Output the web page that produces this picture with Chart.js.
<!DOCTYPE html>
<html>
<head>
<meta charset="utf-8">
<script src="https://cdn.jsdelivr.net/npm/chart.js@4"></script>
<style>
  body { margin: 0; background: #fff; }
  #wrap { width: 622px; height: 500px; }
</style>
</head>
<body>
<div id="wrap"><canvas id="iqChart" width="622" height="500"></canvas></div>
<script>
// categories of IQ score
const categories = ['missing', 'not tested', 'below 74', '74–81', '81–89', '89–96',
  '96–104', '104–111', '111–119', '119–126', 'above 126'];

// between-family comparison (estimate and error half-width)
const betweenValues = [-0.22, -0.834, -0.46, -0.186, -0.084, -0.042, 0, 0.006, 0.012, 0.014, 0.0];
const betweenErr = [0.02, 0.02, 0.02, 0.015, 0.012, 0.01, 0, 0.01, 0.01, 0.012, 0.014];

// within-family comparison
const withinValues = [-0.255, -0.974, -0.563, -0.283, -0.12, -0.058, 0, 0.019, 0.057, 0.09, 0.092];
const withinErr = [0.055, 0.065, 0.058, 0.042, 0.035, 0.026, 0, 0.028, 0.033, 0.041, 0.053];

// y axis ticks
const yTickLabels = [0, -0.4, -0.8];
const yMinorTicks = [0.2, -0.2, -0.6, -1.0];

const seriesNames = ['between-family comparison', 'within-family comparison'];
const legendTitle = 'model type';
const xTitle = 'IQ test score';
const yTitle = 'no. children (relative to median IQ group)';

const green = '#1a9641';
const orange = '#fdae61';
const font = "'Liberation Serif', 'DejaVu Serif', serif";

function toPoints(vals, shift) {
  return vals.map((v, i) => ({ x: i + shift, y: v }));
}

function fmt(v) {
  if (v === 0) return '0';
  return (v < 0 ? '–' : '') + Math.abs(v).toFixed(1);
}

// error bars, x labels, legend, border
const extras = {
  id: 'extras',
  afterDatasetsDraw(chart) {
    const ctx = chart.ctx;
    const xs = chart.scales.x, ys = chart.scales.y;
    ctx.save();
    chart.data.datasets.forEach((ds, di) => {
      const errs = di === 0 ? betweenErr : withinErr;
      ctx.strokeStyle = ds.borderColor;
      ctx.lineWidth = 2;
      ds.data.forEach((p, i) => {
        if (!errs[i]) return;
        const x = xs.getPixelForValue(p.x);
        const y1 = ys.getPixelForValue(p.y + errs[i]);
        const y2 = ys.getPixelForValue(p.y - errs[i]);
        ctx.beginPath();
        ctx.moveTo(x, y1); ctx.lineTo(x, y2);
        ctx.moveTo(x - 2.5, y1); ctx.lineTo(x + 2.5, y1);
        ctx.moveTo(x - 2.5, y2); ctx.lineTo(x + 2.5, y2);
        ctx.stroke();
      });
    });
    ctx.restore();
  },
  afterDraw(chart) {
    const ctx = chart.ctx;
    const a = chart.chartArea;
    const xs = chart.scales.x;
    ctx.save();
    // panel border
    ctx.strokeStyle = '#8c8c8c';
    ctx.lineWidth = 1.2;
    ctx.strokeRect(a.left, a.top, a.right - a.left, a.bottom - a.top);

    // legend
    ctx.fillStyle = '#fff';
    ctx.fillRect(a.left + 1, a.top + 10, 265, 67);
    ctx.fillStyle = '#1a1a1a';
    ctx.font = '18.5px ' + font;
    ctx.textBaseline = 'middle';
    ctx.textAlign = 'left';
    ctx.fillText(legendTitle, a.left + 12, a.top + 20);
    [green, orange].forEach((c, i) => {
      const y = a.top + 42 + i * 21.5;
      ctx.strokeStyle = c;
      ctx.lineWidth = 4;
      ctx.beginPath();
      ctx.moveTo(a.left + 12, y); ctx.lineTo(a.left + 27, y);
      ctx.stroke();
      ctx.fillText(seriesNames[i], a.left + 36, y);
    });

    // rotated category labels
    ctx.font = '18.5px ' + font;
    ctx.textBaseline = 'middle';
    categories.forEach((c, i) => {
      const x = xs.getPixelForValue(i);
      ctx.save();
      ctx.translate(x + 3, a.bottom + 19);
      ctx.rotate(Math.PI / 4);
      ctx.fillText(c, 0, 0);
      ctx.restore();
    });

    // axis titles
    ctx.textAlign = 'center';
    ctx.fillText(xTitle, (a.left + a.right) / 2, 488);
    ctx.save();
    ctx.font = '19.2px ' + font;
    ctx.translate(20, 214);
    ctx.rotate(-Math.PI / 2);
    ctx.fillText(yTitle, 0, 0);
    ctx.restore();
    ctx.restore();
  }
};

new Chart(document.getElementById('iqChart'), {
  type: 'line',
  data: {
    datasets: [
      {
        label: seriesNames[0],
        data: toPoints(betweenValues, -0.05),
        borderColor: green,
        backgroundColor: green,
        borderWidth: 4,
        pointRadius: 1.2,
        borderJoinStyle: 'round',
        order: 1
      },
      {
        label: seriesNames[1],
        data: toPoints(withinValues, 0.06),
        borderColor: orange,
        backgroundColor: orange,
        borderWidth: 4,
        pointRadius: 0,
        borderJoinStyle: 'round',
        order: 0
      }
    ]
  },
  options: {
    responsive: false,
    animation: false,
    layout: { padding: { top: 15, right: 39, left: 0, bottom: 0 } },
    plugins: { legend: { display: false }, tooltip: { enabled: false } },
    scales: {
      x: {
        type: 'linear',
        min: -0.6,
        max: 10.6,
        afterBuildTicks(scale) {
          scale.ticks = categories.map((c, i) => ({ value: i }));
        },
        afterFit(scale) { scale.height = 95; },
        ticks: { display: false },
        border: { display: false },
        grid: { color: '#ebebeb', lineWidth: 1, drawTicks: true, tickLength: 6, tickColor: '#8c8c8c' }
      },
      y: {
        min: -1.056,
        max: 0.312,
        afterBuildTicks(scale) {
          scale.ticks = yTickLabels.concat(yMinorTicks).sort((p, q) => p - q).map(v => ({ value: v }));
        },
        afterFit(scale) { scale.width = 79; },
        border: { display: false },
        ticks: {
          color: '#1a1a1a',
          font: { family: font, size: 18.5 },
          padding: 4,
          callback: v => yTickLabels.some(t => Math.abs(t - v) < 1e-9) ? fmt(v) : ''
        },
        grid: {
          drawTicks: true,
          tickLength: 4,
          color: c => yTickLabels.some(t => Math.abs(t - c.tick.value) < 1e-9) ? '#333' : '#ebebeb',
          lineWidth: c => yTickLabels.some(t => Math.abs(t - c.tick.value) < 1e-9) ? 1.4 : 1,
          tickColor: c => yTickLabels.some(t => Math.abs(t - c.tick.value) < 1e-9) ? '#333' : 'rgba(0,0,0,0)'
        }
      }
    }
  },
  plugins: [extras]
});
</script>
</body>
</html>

Short problem.
Transcribe the full listing above without leaving anything out.

The output.
Output the web page that produces this picture with Chart.js.
<!DOCTYPE html>
<html>
<head>
<meta charset="utf-8">
<script src="https://cdn.jsdelivr.net/npm/chart.js@4"></script>
<style>
  body { margin: 0; background: #fff; }
  #wrap { width: 622px; height: 500px; }
</style>
</head>
<body>
<div id="wrap"><canvas id="iqChart" width="622" height="500"></canvas></div>
<script>
// categories of IQ score
const categories = ['missing', 'not tested', 'below 74', '74–81', '81–89', '89–96',
  '96–104', '104–111', '111–119', '119–126', 'above 126'];

// between-family comparison (estimate and error half-width)
const betweenValues = [-0.22, -0.834, -0.46, -0.186, -0.084, -0.042, 0, 0.006, 0.012, 0.014, 0.0];
const betweenErr = [0.02, 0.02, 0.02, 0.015, 0.012, 0.01, 0, 0.01, 0.01, 0.012, 0.014];

// within-family comparison
const withinValues = [-0.255, -0.974, -0.563, -0.283, -0.12, -0.058, 0, 0.019, 0.057, 0.09, 0.092];
const withinErr = [0.055, 0.065, 0.058, 0.042, 0.035, 0.026, 0, 0.028, 0.033, 0.041, 0.053];

// y axis ticks
const yTickLabels = [0, -0.4, -0.8];
const yMinorTicks = [0.2, -0.2, -0.6, -1.0];

const seriesNames = ['between-family comparison', 'within-family comparison'];
const legendTitle = 'model type';
const xTitle = 'IQ test score';
const yTitle = 'no. children (relative to median IQ group)';

const green = '#1a9641';
const orange = '#fdae61';
const font = "'Liberation Serif', 'DejaVu Serif', serif";

function toPoints(vals, shift) {
  return vals.map((v, i) => ({ x: i + shift, y: v }));
}

function fmt(v) {
  if (v === 0) return '0';
  return (v < 0 ? '–' : '') + Math.abs(v).toFixed(1);
}

// error bars, x labels, legend, border
const extras = {
  id: 'extras',
  afterDatasetsDraw(chart) {
    const ctx = chart.ctx;
    const xs = chart.scales.x, ys = chart.scales.y;
    ctx.save();
    chart.data.datasets.forEach((ds, di) => {
      const errs = di === 0 ? betweenErr : withinErr;
      ctx.strokeStyle = ds.borderColor;
      ctx.lineWidth = 2;
      ds.data.forEach((p, i) => {
        if (!errs[i]) return;
        const x = xs.getPixelForValue(p.x);
        const y1 = ys.getPixelForValue(p.y + errs[i]);
        const y2 = ys.getPixelForValue(p.y - errs[i]);
        ctx.beginPath();
        ctx.moveTo(x, y1); ctx.lineTo(x, y2);
        ctx.moveTo(x - 2.5, y1); ctx.lineTo(x + 2.5, y1);
        ctx.moveTo(x - 2.5, y2); ctx.lineTo(x + 2.5, y2);
        ctx.stroke();
      });
    });
    ctx.restore();
  },
  afterDraw(chart) {
    const ctx = chart.ctx;
    const a = chart.chartArea;
    const xs = chart.scales.x;
    ctx.save();
    // panel border
    ctx.strokeStyle = '#8c8c8c';
    ctx.lineWidth = 1.2;
    ctx.strokeRect(a.left, a.top, a.right - a.left, a.bottom - a.top);

    // legend
    ctx.fillStyle = '#fff';
    ctx.fillRect(a.left + 1, a.top + 10, 265, 67);
    ctx.fillStyle = '#1a1a1a';
    ctx.font = '18.5px ' + font;
    ctx.textBaseline = 'middle';
    ctx.textAlign = 'left';
    ctx.fillText(legendTitle, a.left + 12, a.top + 20);
    [green, orange].forEach((c, i) => {
      const y = a.top + 42 + i * 21.5;
      ctx.strokeStyle = c;
      ctx.lineWidth = 4;
      ctx.beginPath();
      ctx.moveTo(a.left + 12, y); ctx.lineTo(a.left + 27, y);
      ctx.stroke();
      ctx.fillText(seriesNames[i], a.left + 36, y);
    });

    // rotated category labels
    ctx.font = '18.5px ' + font;
    ctx.textBaseline = 'middle';
    categories.forEach((c, i) => {
      const x = xs.getPixelForValue(i);
      ctx.save();
      ctx.translate(x + 3, a.bottom + 19);
      ctx.rotate(Math.PI / 4);
      ctx.fillText(c, 0, 0);
      ctx.restore();
    });

    // axis titles
    ctx.textAlign = 'center';
    ctx.fillText(xTitle, (a.left + a.right) / 2, 488);
    ctx.save();
    ctx.font = '19.2px ' + font;
    ctx.translate(20, 214);
    ctx.rotate(-Math.PI / 2);
    ctx.fillText(yTitle, 0, 0);
    ctx.restore();
    ctx.restore();
  }
};

new Chart(document.getElementById('iqChart'), {
  type: 'line',
  data: {
    datasets: [
      {
        label: seriesNames[0],
        data: toPoints(betweenValues, -0.05),
        borderColor: green,
        backgroundColor: green,
        borderWidth: 4,
        pointRadius: 1.2,
        borderJoinStyle: 'round',
        order: 1
      },
      {
        label: seriesNames[1],
        data: toPoints(withinValues, 0.06),
        borderColor: orange,
        backgroundColor: orange,
        borderWidth: 4,
        pointRadius: 0,
        borderJoinStyle: 'round',
        order: 0
      }
    ]
  },
  options: {
    responsive: false,
    animation: false,
    layout: { padding: { top: 15, right: 39, left: 0, bottom: 0 } },
    plugins: { legend: { display: false }, tooltip: { enabled: false } },
    scales: {
      x: {
        type: 'linear',
        min: -0.6,
        max: 10.6,
        afterBuildTicks(scale) {
          scale.ticks = categories.map((c, i) => ({ value: i }));
        },
        afterFit(scale) { scale.height = 95; },
        ticks: { display: false },
        border: { display: false },
        grid: { color: '#ebebeb', lineWidth: 1, drawTicks: true, tickLength: 6, tickColor: '#8c8c8c' }
      },
      y: {
        min: -1.056,
        max: 0.312,
        afterBuildTicks(scale) {
          scale.ticks = yTickLabels.concat(yMinorTicks).sort((p, q) => p - q).map(v => ({ value: v }));
        },
        afterFit(scale) { scale.width = 79; },
        border: { display: false },
        ticks: {
          color: '#1a1a1a',
          font: { family: font, size: 18.5 },
          padding: 4,
          callback: v => yTickLabels.some(t => Math.abs(t - v) < 1e-9) ? fmt(v) : ''
        },
        grid: {
          drawTicks: true,
          tickLength: 4,
          color: c => yTickLabels.some(t => Math.abs(t - c.tick.value) < 1e-9) ? '#333' : '#ebebeb',
          lineWidth: c => yTickLabels.some(t => Math.abs(t - c.tick.value) < 1e-9) ? 1.4 : 1,
          tickColor: c => yTickLabels.some(t => Math.abs(t - c.tick.value) < 1e-9) ? '#333' : 'rgba(0,0,0,0)'
        }
      }
    }
  },
  plugins: [extras]
});
</script>
</body>
</html>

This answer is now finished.